▶ _Aim of the task_
Each line in the entries below that holds the string "with" is to be listed.

[Begin Records provided]

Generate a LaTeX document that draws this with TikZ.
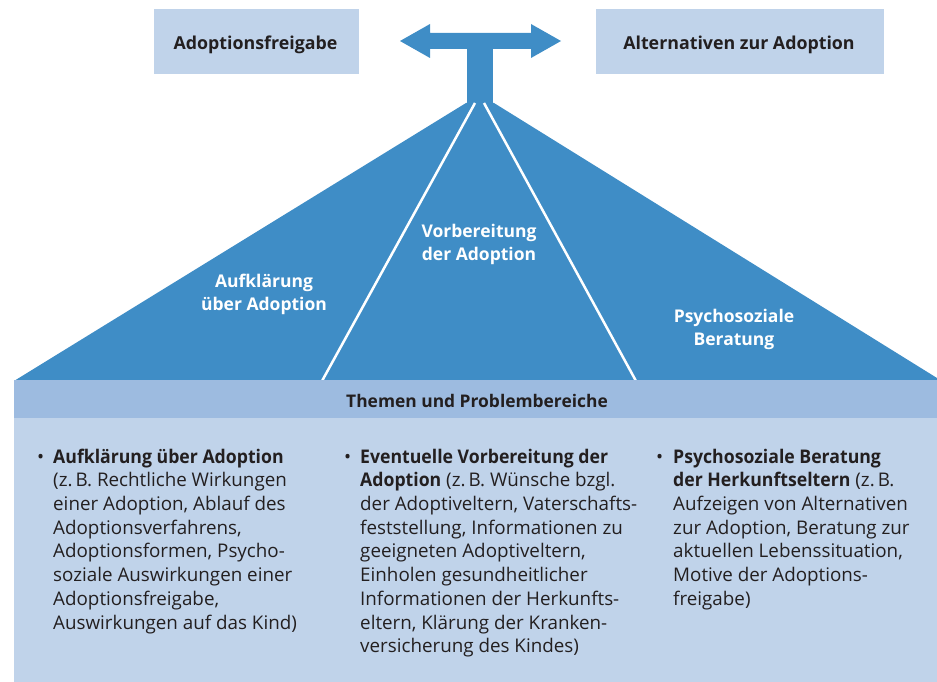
\documentclass[tikz,border=0pt]{standalone}
\usepackage{fontspec}
\setmainfont{Open Sans}
\newfontfamily\bodyfont{Open Sans}[BoldFeatures={FakeStretch=0.94}]
\definecolor{tblue}{HTML}{3F8DC6}
\definecolor{band}{HTML}{9DBBE0}
\definecolor{pale}{HTML}{C0D3EA}
\definecolor{ink}{HTML}{231F20}
\tikzset{
  topbox/.style={anchor=base, inner sep=0pt, text=ink, font=\bfseries\fontsize{17.8}{21}\selectfont},
  tritext/.style={anchor=north, inner sep=0pt, text=white, font=\bfseries\fontsize{17.5}{23.5}\selectfont, align=center},
  bodytext/.style={anchor=north west, align=left, text=ink, inner sep=0pt, font=\bodyfont\fontsize{18.8}{23.7}\selectfont},
  bullet/.style={anchor=base west, text=ink, inner sep=0pt, font=\bodyfont\fontsize{18.8}{23.7}\selectfont}
}
\begin{document}
\begin{tikzpicture}[x=1pt,y=-1pt]
\useasboundingbox (0,0) rectangle (937,682);
% top boxes
\fill[pale] (154,9) rectangle (359,74);
\node[topbox] (frei) at (255.5,50) {Adoptionsfreigabe};
\fill[pale] (596,9) rectangle (884,74);
\node[topbox] (alt) at (739,50) {Alternativen zur Adoption};
% arrow and stem
\fill[tblue] (400,41) -- (430,24) -- (430,33) -- (531,33) -- (531,24) -- (561,41) -- (531,58) -- (531,49) -- (430,49) -- (430,58) -- cycle;
\fill[tblue] (467,41) rectangle (493,104);
% triangle
\fill[tblue] (466,103) -- (494,103) -- (937,378) -- (937,381) -- (14,381) -- cycle;
\coordinate (lt) at (475,103);
\coordinate (lb) at (322,381);
\coordinate (rt) at (484,103);
\coordinate (rb) at (636,381);
\draw[white, line width=2.5pt] (lt) -- (lb);
\draw[white, line width=2.5pt] (rt) -- (rb);
\node[tritext] (t1) at (264,270.5) {\strut Aufklärung\\über Adoption};
\node[tritext] (t2) at (479,220.5) {\strut Vorbereitung\\der Adoption};
\node[tritext] (t3) at (734,305.5) {\strut Psychosoziale\\Beratung};
% band
\fill[band] (14,380) rectangle (937,418);
\node[topbox, font=\bfseries\fontsize{17.4}{21}\selectfont] (band) at (477,407) {Themen und Problembereiche};
\fill[pale] (14,418) rectangle (937,682);
% columns
\node[bullet] (b1) at (37,463) {•};
\node[bodytext] (c1) at (53,446.4) {\strut\textbf{Aufklärung über Adoption}\\(z.\,B. Rechtliche Wirkungen\\einer Adoption, Ablauf des\\Adoptionsverfahrens,\\Adoptionsformen, Psycho-\\soziale Auswirkungen einer\\Adoptionsfreigabe,\\Auswirkungen auf das Kind)};
\node[bullet] (b2) at (344,463) {•};
\node[bodytext] (c2) at (360,446.4) {\strut\textbf{Eventuelle Vorbereitung der}\\\textbf{Adoption} (z.\,B. Wünsche bzgl.\\der Adoptiveltern, Vaterschafts-\\feststellung, Informationen zu\\geeigneten Adoptiveltern,\\Einholen gesundheitlicher\\Informationen der Herkunfts-\\eltern, Klärung der Kranken-\\versicherung des Kindes)};
\node[bullet] (b3) at (656,463) {•};
\node[bodytext] (c3) at (673,446.4) {\strut\textbf{Psychosoziale Beratung}\\\textbf{der Herkunftseltern} (z.\,B.\\Aufzeigen von Alternativen\\zur Adoption, Beratung zur\\aktuellen Lebenssituation,\\Motive der Adoptions-\\freigabe)};
\end{tikzpicture}
\end{document}
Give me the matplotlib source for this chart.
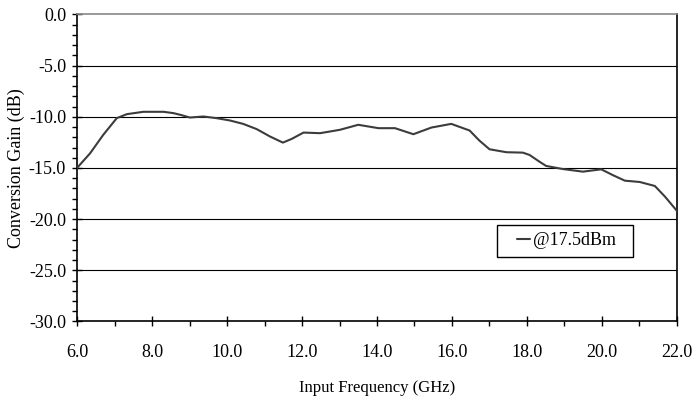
import matplotlib
matplotlib.use("Agg")
import matplotlib.pyplot as plt
from matplotlib.ticker import MultipleLocator
from matplotlib.patches import Rectangle

plt.rcParams['font.family'] = ['Liberation Serif', 'DejaVu Serif']

freq_ghz = [6.0, 6.35, 6.7, 7.06, 7.33, 7.77, 8.31, 8.57, 8.75, 9.01, 9.37, 9.72,
            10.08, 10.43, 10.79, 11.15, 11.49, 11.73, 12.04, 12.48, 13.01, 13.5,
            14.04, 14.48, 14.97, 15.45, 15.98, 16.47, 16.73, 17.0, 17.45, 17.89,
            18.07, 18.33, 18.51, 18.95, 19.49, 19.98, 20.29, 20.61, 21.01, 21.41,
            21.68, 22.0]
gain_db = [-15.0, -13.56, -11.76, -10.13, -9.74, -9.51, -9.51, -9.64, -9.8, -10.07,
           -9.97, -10.13, -10.36, -10.69, -11.2, -11.93, -12.52, -12.15, -11.54,
           -11.6, -11.27, -10.78, -11.11, -11.11, -11.7, -11.05, -10.69, -11.34,
           -12.32, -13.17, -13.46, -13.5, -13.73, -14.38, -14.8, -15.1, -15.36,
           -15.13, -15.7, -16.24, -16.37, -16.76, -17.8, -19.2]
series_label = "@17.5dBm"
x_ticks = [6, 8, 10, 12, 14, 16, 18, 20, 22]
y_ticks = [0, -5, -10, -15, -20, -25, -30]

fig = plt.figure(figsize=(6.92, 4.0), dpi=100)
ax = fig.add_axes([0.1113, 0.1963, 0.8670, 0.7675])

for yv in y_ticks[1:-1]:
    ax.axhline(yv, color='black', lw=0.8, zorder=1)

ax.plot(freq_ghz, gain_db, color='#3c3c3c', lw=1.5, label=series_label, zorder=3,
        solid_joinstyle='round', solid_capstyle='round')

ax.set_xlim(6, 22)
ax.set_ylim(-30, 0)
ax.set_xticks(x_ticks)
ax.set_xticklabels([f"{v:.1f}" for v in x_ticks])
ax.set_yticks(y_ticks)
ax.set_yticklabels([f"{v:.1f}" for v in y_ticks])
ax.xaxis.set_minor_locator(MultipleLocator(1))
ax.yaxis.set_minor_locator(MultipleLocator(1))
ax.tick_params(axis='both', which='major', direction='inout', length=7.2, width=1.0,
               labelsize=13, colors='black')
ax.tick_params(axis='both', which='minor', direction='out', length=3.6, width=1.0)
ax.tick_params(axis='x', which='major', pad=12.5)
ax.tick_params(axis='y', which='major', pad=4.3)

for s in ['left', 'bottom', 'right']:
    ax.spines[s].set_linewidth(1.2)
    ax.spines[s].set_color('black')
ax.spines['top'].set_color('#888888')
ax.spines['top'].set_linewidth(1.2)

ax.set_xlabel("Input Frequency (GHz)", fontsize=12, labelpad=14)
ax.set_ylabel("Conversion Gain (dB)", fontsize=13, labelpad=3)

# legend frame and legend
ax.add_patch(Rectangle((0.70, 0.2101), 0.2267, 0.1042, transform=ax.transAxes,
                       facecolor='white', edgecolor='black', lw=1.0, zorder=4))
leg = ax.legend(loc='center left', bbox_to_anchor=(0.7333, 0.2622), fontsize=13,
                frameon=False, handlelength=0.72, handletextpad=0.17,
                borderpad=0, borderaxespad=0)
leg.set_zorder(5)

fig.savefig("out.png", dpi=100)
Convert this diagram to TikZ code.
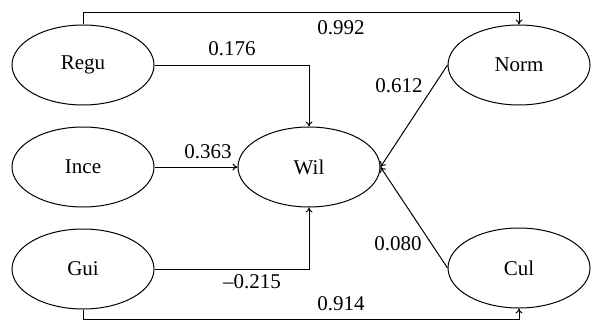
\documentclass[tikz,border=0pt]{standalone}
\usepackage{fontspec}
\setmainfont{Liberation Serif}
\usetikzlibrary{shapes.geometric,arrows.meta}
\begin{document}
\begin{tikzpicture}[x=1pt,y=-1pt,
  lat/.style={draw,ellipse,minimum width=142pt,minimum height=80pt,inner sep=0pt,line width=1pt,font=\rmfamily\fontsize{21}{24}\selectfont},
  conn/.style={line width=1pt,-{To[length=5pt,width=7pt]}},
  lab/.style={font=\rmfamily\fontsize{21}{24}\selectfont,inner sep=0pt}]
\useasboundingbox (0,0) rectangle (591,321);
\node[lat] (regu) at (83,65) {Regu};
\node[lat] (ince) at (83,167) {Ince};
\node[lat] (gui) at (83,269) {Gui};
\node[lat] (wil) at (309,167) {Wil};
\node[lat] (norm) at (519,65) {Norm};
\node[lat] (cul) at (519,268) {Cul};
\coordinate (t1) at (83,13);
\coordinate (t2) at (519,13);
\coordinate (b1) at (83,319);
\coordinate (b2) at (519,319);
\draw[conn] (regu.north) -- (t1) -- (t2) -- (norm.north);
\draw[conn] (gui.south) -- (b1) -- (b2) -- (cul.south);
\draw[conn] (regu.east) -| (wil.north);
\draw[conn] (gui.east) -| (wil.south);
\draw[conn] (ince.east) -- (wil.west);
\draw[conn] (norm.west) -- (wil.east);
\draw[conn] (cul.west) -- (wil.east);
\node[lab] (l1) at (341,28) {0.992};
\node[lab] (l2) at (232,49) {0.176};
\node[lab] (l3) at (399,86) {0.612};
\node[lab] (l4) at (208,152) {0.363};
\node[lab] (l5) at (398,244) {0.080};
\node[lab] (l6) at (252,282) {\textendash0.215};
\node[lab] (l7) at (341,304) {0.914};
\end{tikzpicture}
\end{document}
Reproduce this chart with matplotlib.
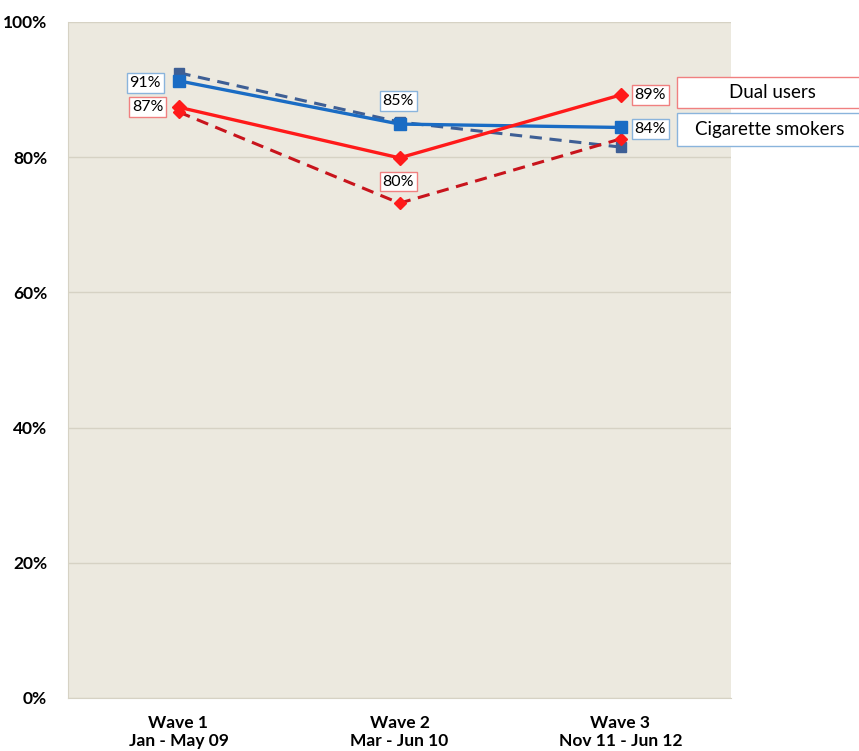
import numpy as np
import matplotlib
matplotlib.use("Agg")
from matplotlib import pyplot as plt

# survey waves
waves = ["Wave 1\nJan - May 09", "Wave 2\nMar - Jun 10", "Wave 3\nNov 11 - Jun 12"]

# percentages per group
cig_solid = [91.3, 84.9, 84.4]
cig_dashed = [92.5, 85.2, 81.5]
dual_solid = [87.4, 79.9, 89.2]
dual_dashed = [86.7, 73.2, 82.7]

# data labels shown on the chart
cig_labels = ["91%", "85%", "84%"]
dual_labels = ["87%", "80%", "89%"]

blue = "#1a6cc4"
blue_dk = "#3e5f95"
red = "#ff1a1a"
red_dk = "#c8141c"

plt.rcParams['font.family'] = ['Lato', 'DejaVu Sans']

fig = plt.figure(figsize=(8.59, 7.51), dpi=100)
ax = fig.add_axes([68 / 859, 53 / 751, 663 / 859, 676 / 751])
ax.set_facecolor("#ece9df")

x = np.arange(len(waves))
ax.plot(x, cig_dashed, color=blue_dk, lw=2.2, ls=(0, (4, 2.5)), marker="s", ms=7, zorder=3)
ax.plot(x, dual_dashed, color=red_dk, lw=2.2, ls=(0, (4, 2.5)), marker="D", ms=6.5,
        mfc=red, mec=red, zorder=3)
ax.plot(x, cig_solid, color=blue, lw=2.4, marker="s", ms=8, zorder=4)
ax.plot(x, dual_solid, color=red, lw=2.4, marker="D", ms=7, zorder=4)

ax.set_xlim(-0.5, 2.5)
ax.set_ylim(0, 100)
ax.set_yticks(np.arange(0, 101, 20))
ax.set_yticklabels([f"{v}%" for v in range(0, 101, 20)], fontsize=12.5, fontweight="bold")
ax.set_xticks(x)
ax.set_xticklabels(waves, fontsize=12.5, fontweight="bold", linespacing=1.15)
ax.tick_params(length=0)
ax.tick_params(axis="x", pad=12)
ax.tick_params(axis="y", pad=15)
ax.grid(axis="y", color="#d6d2c4", lw=1)
ax.set_axisbelow(True)
for s in ax.spines.values():
    s.set_visible(False)
ax.spines["left"].set_visible(True)
ax.spines["left"].set_color("#d6d2c4")
ax.spines["bottom"].set_visible(True)
ax.spines["bottom"].set_color("#d6d2c4")

# value labels
def tag(xv, yv, txt, ec):
    ax.text(xv, yv, txt, fontsize=11.5, ha="center", va="center", zorder=6,
            bbox=dict(boxstyle="square,pad=0.18", fc="white", ec=ec, lw=1))

tag(-0.15, 91.0, cig_labels[0], "#8ab4dc")
tag(-0.14, 87.4, dual_labels[0], "#f08080")
tag(0.995, 88.3, cig_labels[1], "#8ab4dc")
tag(0.995, 76.4, dual_labels[1], "#f08080")
tag(2.135, 89.2, dual_labels[2], "#f08080")
tag(2.135, 84.2, cig_labels[2], "#8ab4dc")

# legend boxes to the right of the plot
fig.patches.append(plt.Rectangle((677 / 859, 1 - 108 / 751), 200 / 859, 31 / 751,
                                 transform=fig.transFigure, fc="white", ec="#f08080", lw=1))
fig.patches.append(plt.Rectangle((677 / 859, 1 - 146 / 751), 200 / 859, 33 / 751,
                                 transform=fig.transFigure, fc="white", ec="#8ab4dc", lw=1))
fig.text(772 / 859, 1 - 93 / 751, "Dual users", fontsize=13.5, ha="center", va="center")
fig.text(770 / 859, 1 - 130 / 751, "Cigarette smokers", fontsize=13.5, ha="center", va="center")

fig.savefig("out.png", dpi=100)
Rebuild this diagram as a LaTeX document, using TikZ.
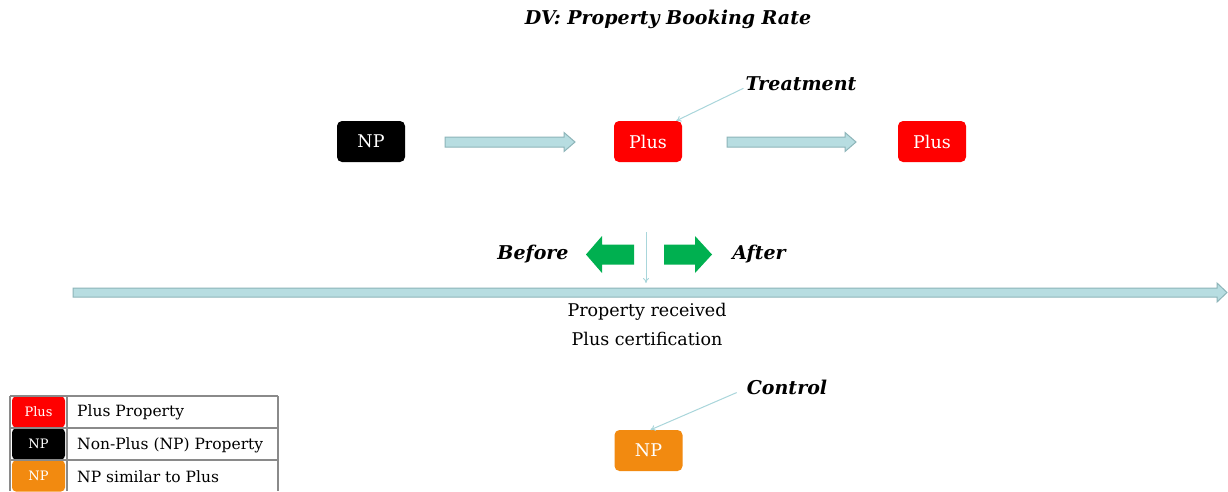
\documentclass[tikz,border=0pt]{standalone}
\usepackage{fontspec}
\setmainfont{DejaVu Serif}
\usetikzlibrary{arrows.meta}
\newcommand{\blockarr}[7]{%
  \draw[#7] (#1,#3-#4) -- (#2-#6,#3-#4) -- (#2-#6,#3-#5) -- (#2,#3) -- (#2-#6,#3+#5) -- (#2-#6,#3+#4) -- (#1,#3+#4) -- cycle;}
\newcommand{\blockarrl}[7]{%
  \draw[#7] (#2,#3-#4) -- (#1+#6,#3-#4) -- (#1+#6,#3-#5) -- (#1,#3) -- (#1+#6,#3+#5) -- (#1+#6,#3+#4) -- (#2,#3+#4) -- cycle;}
\begin{document}
\begin{tikzpicture}[x=1pt,y=-1pt,
  box/.style={rounded corners=5pt, minimum width=68pt, minimum height=41pt, inner sep=0pt, text=white, font=\fontsize{17.5}{20}\selectfont},
  lab/.style={font=\fontsize{19}{22}\selectfont\bfseries\itshape, inner sep=0pt},
  pointer/.style={draw=lblue, line width=1pt, -{To[length=5pt,width=6pt]}},
  barrow/.style={fill=lfill, draw=lborder, line width=1pt},
  garrow/.style={fill=agreen, draw=none},
  plain/.style={font=\fontsize{17.5}{20}\selectfont, inner sep=0pt},
  legtxt/.style={font=\fontsize{15.5}{18}\selectfont, inner sep=0pt, anchor=west},
  legbox/.style={rounded corners=4pt, minimum width=53pt, minimum height=31pt, inner sep=0pt, text=white, font=\fontsize{13}{15}\selectfont}
]
\definecolor{lblue}{HTML}{A9D6DB}
\definecolor{lfill}{HTML}{B7DDE1}
\definecolor{lborder}{HTML}{8DB5B9}
\definecolor{agreen}{HTML}{00B050}
\definecolor{npor}{HTML}{F28A10}
\definecolor{gridc}{HTML}{8A8A8A}
\useasboundingbox (0,0) rectangle (1228,491);
\fill[white] (0,0) rectangle (1228,491);

% title
\node[lab] (title) at (668,19) {DV: Property Booking Rate};

% boxes
\node[box, fill=black] (np1) at (371,141.5) {NP};
\node[box, fill=red] (plus1) at (648,141.5) {Plus};
\node[box, fill=red] (plus2) at (932,141.5) {Plus};
\node[box, fill=npor] (np2) at (648.5,450.5) {NP};

% block arrows
\blockarr{445}{575}{142}{5}{9.5}{11}{barrow}
\blockarr{727}{856}{142}{5}{9.5}{11}{barrow}

% timeline
\blockarr{73}{1227}{292.5}{4.5}{9.5}{10}{barrow}

% green arrows
\blockarrl{586}{634}{254.5}{10}{18.5}{16}{garrow}
\blockarr{664}{712}{254.5}{10}{18.5}{17}{garrow}

% vertical pointer
\coordinate (vtop) at (646,232);
\coordinate (vbot) at (646,283);
\draw[pointer] (vtop) -- (vbot);

% labels
\node[lab] (treat) at (801,84) {Treatment};
\node[lab] (ctrl) at (787,387) {Control};
\node[lab] (before) at (533,254) {Before};
\node[lab] (after) at (759,254) {After};

\draw[pointer] ([xshift=-2,yshift=3]treat.south west) -- ([xshift=-6]plus1.north east);
\draw[pointer] ([xshift=-10,yshift=2]ctrl.south west) -- ([xshift=2]np2.north);

\node[plain] (recv) at (647,312) {Property received};
\node[plain] (cert) at (647,339) {Plus certification};

% legend
\node[legbox, fill=red] (lg1) at (38.5,412) {Plus};
\node[legbox, fill=black] (lg2) at (38.5,444) {NP};
\node[legbox, fill=npor] (lg3) at (38.5,476) {NP};
\draw[gridc, line width=1.3pt] (10,396) -- (278,396) (10,428) -- (278,428) (10,460) -- (278,460)
  (67,396) -- (67,491) (278,396) -- (278,491) (10,396) -- (10,491);
\node[legtxt] (lt1) at (77,412) {Plus Property};
\node[legtxt] (lt2) at (77,445) {Non-Plus (NP) Property};
\node[legtxt] (lt3) at (77,477) {NP similar to Plus};
\end{tikzpicture}
\end{document}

[End Records provided]

▶ _Exercise result_
Generate a LaTeX document that draws this with TikZ.
Reproduce this chart with matplotlib.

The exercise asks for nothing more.